When the real story would allow him to do something interesting with a restaged scene, Egoyan resists. For instance, on the Paradise Lost commentary directors Joe Berlinger and Bruce Sinofsky recall filming a news crew while they filmed an erratic interview with Pam Hobbs (Reese Witherspoon), the mother of one of the murdered children. They also recall that afterwards they got her a hotel room, giving her a place to pull herself together and generally taking care of her. They asked her no questions and did no filming at that time. This is an interesting angle; one that we've never seen on screen and, given that Pam is the other main character, it might be an instructive moment to see and give us a real insight into her at that moment and into what was happening around her. Instead, Egoyan simply has Witherspoon restage the moment. Given that Witherspoon looks credibly like a Hollywood pretty version of Pam Hobbs it has the effect of seeming as though the documentary has been airbrushed.
This sense of the airbrushing of history also comes through in the film's impact. Paradise Lost and West of Memphis may not be perfect films, but they hit like a punch to the gut. When Jason's lawyer cross examines an occult 'expert' during the trial in the documentary you feel how completely he destroys the man's credibility. In Devil's Knot much less time is given to this moment and its impact is greatly reduced. This issue of time is one the film struggles with constantly, at 110 minutes it has to race through the year and a half over which the story is set. Mawkish and inessential scenes with Pam (an abysmal one in which she goes to see her son's teacher and get his last piece of homework marked, for instance) and Lax (a one scene cameo for Amy Ryan as his ex wife) take time away from the case itself. This means that when the film introduces elements that the documentaries left room to develop further, particularly characters played by Dane DeHaan and Mireille Enos, it has to rush through their parts in the case. This leads to laughably broad moments like Enos' Police 'informant' meeting Damien and Jason for the first time and continues the general problem of important moments simply lacking impact.
There are plenty of ways in which Egoyan and writers Paul Harris Boardman and Scott Derrickson could have avoided these pitfalls. Why not focus more closely on the Police investigation and the specifics of how it was botched? We've never seen the story from that point of view. This would also have boosted De Haan and Enos' roles in a way that would lend more weight to a less explored side of the story.

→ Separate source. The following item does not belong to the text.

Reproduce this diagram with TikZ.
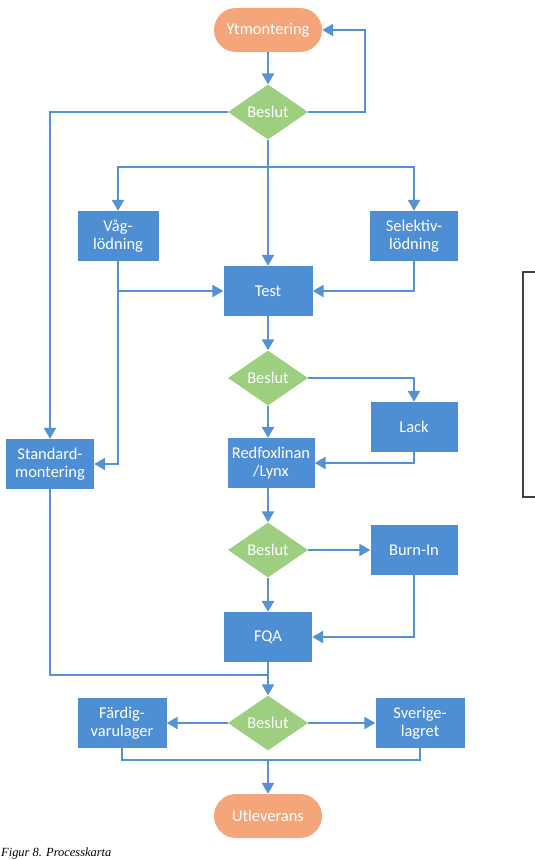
\documentclass[tikz,border=0pt]{standalone}
\usepackage{fontspec}
\setmainfont{Carlito}
\newfontfamily\capfont{Liberation Serif}
\usepackage{tikz}
\usetikzlibrary{arrows.meta,shapes.geometric}
\definecolor{boxblue}{RGB}{78,142,212}
\definecolor{lineblue}{RGB}{84,146,214}
\definecolor{beslutgreen}{RGB}{158,206,128}
\definecolor{terminorange}{RGB}{244,166,122}

\begin{document}
\begin{tikzpicture}[x=1bp,y=-1bp,
  proc/.style={rectangle,fill=boxblue,text=white,align=center,inner sep=0pt,
    minimum width=88bp,minimum height=50bp,font=\fontsize{16.5}{18.5}\selectfont},
  beslut/.style={diamond,aspect=1.45,fill=beslutgreen,text=white,inner sep=0pt,
    minimum width=80bp,minimum height=55bp,font=\fontsize{16.5}{18.5}\selectfont},
  termin/.style={rectangle,rounded corners=22bp,fill=terminorange,text=white,inner sep=0pt,
    minimum width=108bp,minimum height=44bp,font=\fontsize{16.5}{18.5}\selectfont},
  line/.style={draw=lineblue,line width=2.4bp},
  arr/.style={line,-{Triangle[length=11bp,width=12bp]}}]
\useasboundingbox (0,0) rectangle (535,860);

% nodes
\node[termin] (ytm) at (268,30) {Ytmontering};
\node[beslut] (b1) at (268,112) {Beslut};
\node[proc,minimum width=81bp] (vag) at (118,236) {Våg-\\lödning};
\node[proc] (sel) at (414,236) {Selektiv-\\lödning};
\node[proc,minimum width=89bp] (test) at (268,291) {Test};
\node[beslut] (b2) at (268,378) {Beslut};
\node[proc,minimum width=87bp] (lack) at (414,427) {Lack};
\node[proc,minimum width=87bp] (red) at (271,463) {Redfoxlinan\\/Lynx};
\node[proc] (std) at (50,464) {Standard-\\montering};
\node[beslut] (b3) at (268,550) {Beslut};
\node[proc,minimum width=87bp] (burn) at (414,550) {Burn-In};
\node[proc] (fqa) at (268,637) {FQA};
\node[beslut] (b4) at (268,723) {Beslut};
\node[proc,minimum width=89bp] (fard) at (122,723) {Färdig-\\varulager};
\node[proc,minimum width=89bp] (sve) at (420,723) {Sverige-\\lagret};
\node[termin] (utl) at (268,816) {Utleverans};

\coordinate (loop) at (365,30);
\coordinate (split) at (268,167);
\coordinate (join) at (268,675);
\coordinate (merge) at (268,760);

% connectors
\draw[arr] (ytm) -- (b1);
\draw[arr] (b1.east) -| (loop) -- (ytm.east);
\draw[arr] (b1.west) -| (std.north);
\draw[arr] (b1) -- (test);
\draw[arr] (split) -| (vag.north);
\draw[arr] (split) -| (sel.north);
\draw[arr] (vag.south) |- (test.west);
\draw[arr] (vag.south) |- (std.east);
\draw[arr] (sel.south) |- (test.east);
\draw[arr] (test) -- (b2);
\draw[arr] (b2.east) -| (lack.north);
\draw[arr] (b2.south) -- (b2.south |- red.north);
\draw[arr] (lack.south) |- (red.east);
\draw[arr] (b3.north |- red.south) -- (b3.north);
\draw[arr] (b3) -- (burn);
\draw[arr] (b3) -- (fqa);
\draw[arr] (burn.south) |- (fqa.east);
\draw[line] (std.south) |- (join);
\draw[arr] (fqa) -- (b4);
\draw[arr] (b4) -- (fard);
\draw[arr] (b4) -- (sve);
\draw[line] (fard.south) |- (merge) -| (sve.south);
\draw[arr] (merge) -- (utl);

% side frame and caption
\draw[black!75,line width=1.4bp] (545,272) -- (523,272) -- (523,497) -- (545,497);
\node[anchor=base west,inner sep=0pt,font=\capfont\itshape\fontsize{12.5}{14}\selectfont] (cap) at (1,856) {Figur 8. Processkarta};
\end{tikzpicture}
\end{document}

Or the film could have gone in the other direction and elected to use the West Memphis Three's prison lives, which, again, little has been written about aside from Damien Echols' memoir, as a jumping off point to flash back and fill in the case. This would also have had the virtue of avoiding the trap that Egoyan, Boardman and Derrickson fall into of making the WM Three bit players in their own story.
Egoyan's direction is perhaps the least distinguished and least personal he has ever committed to film. Often it seems as though he is simply repositioning Berlinger and Sinofsky's documentary cameras and when that's not the case he over-dramatises a story that has plenty of feeling inherent in it. I wonder how Pam Hobbs feels about this film, because nothing I have read or seen suggests that the doubts her character seems to have about the WM Three's guilt from about halfway through the trial (largely played in significant shots of Witherspoon frowning a bit) actually came about until ten or twelve years after the convictions. Watched with a knowledge of the case this plays not as a realistic emotion but as a sop to Hobbs' current beliefs on the truth of the case. In the bulk of the film Egoyan's images are purely functional and rather dull and his few directorial flourishes (a dream that Lax has, an Esbat) are laboured at best and irrelevant at worst. This is all the more disappointing from a filmmaker who once made The Sweet Hereafter, which speaks movingly about the effect of tragedy on a community.

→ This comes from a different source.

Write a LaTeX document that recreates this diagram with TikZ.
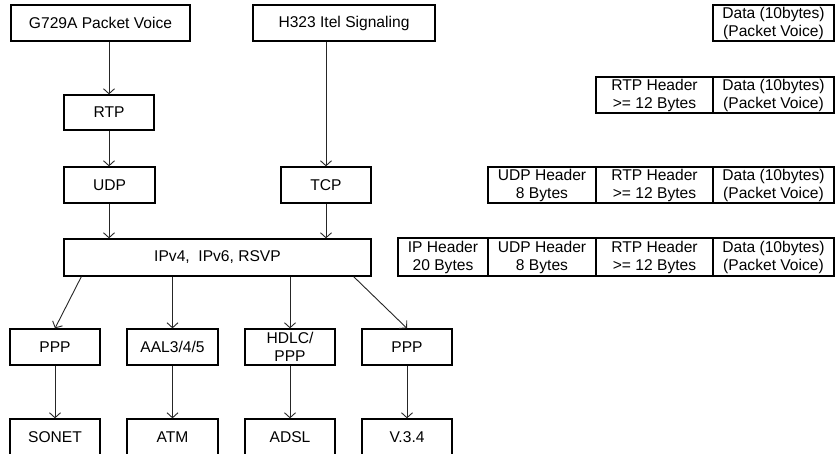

Everyone seems reduced by the weight of this project (which, ironically, renders it featherlight and disposable). Witherspoon goes for broke for another Oscar in a couple of early scenes before spending the film's second hour looking concerned and upset in the background. Firth seems lost, miscast as Ron Lax, who lacks any real traits beyond honest to goodness decency. The rest of the cast end up as a parade of faces who either plunge you into or extract you from uncanny valley, depending on how much they look like their real life counterparts. Matt Letscher and Michael Gladis are especially eerie as defence lawyers Paul Ford and Dan Stidham, while Kevin Durand is distractingly inexact as John Mark Byers, who has always been the most visible of the bereaved parents in the case.
Devil's Knot is a film made infinitely worse by its inevitable association with what has gone before it, but even if you've not seen or read anything about the case before, even if you don't know the background, it's a bad film. Egoyan and his actors flounder. They try to relate an important and hard hitting story, but race through an incomplete and unsatisfying telling. I would be amazed if newcomers can follow it (despite the reams of captions before the end credits, covering the 18 years after the film's events) and even if they do they will likely come out seeing this as a much less interesting case than in fact it was. That's the biggest crime perpetrated by this film; it makes a story that has, so far, gripped people for 21 years boring.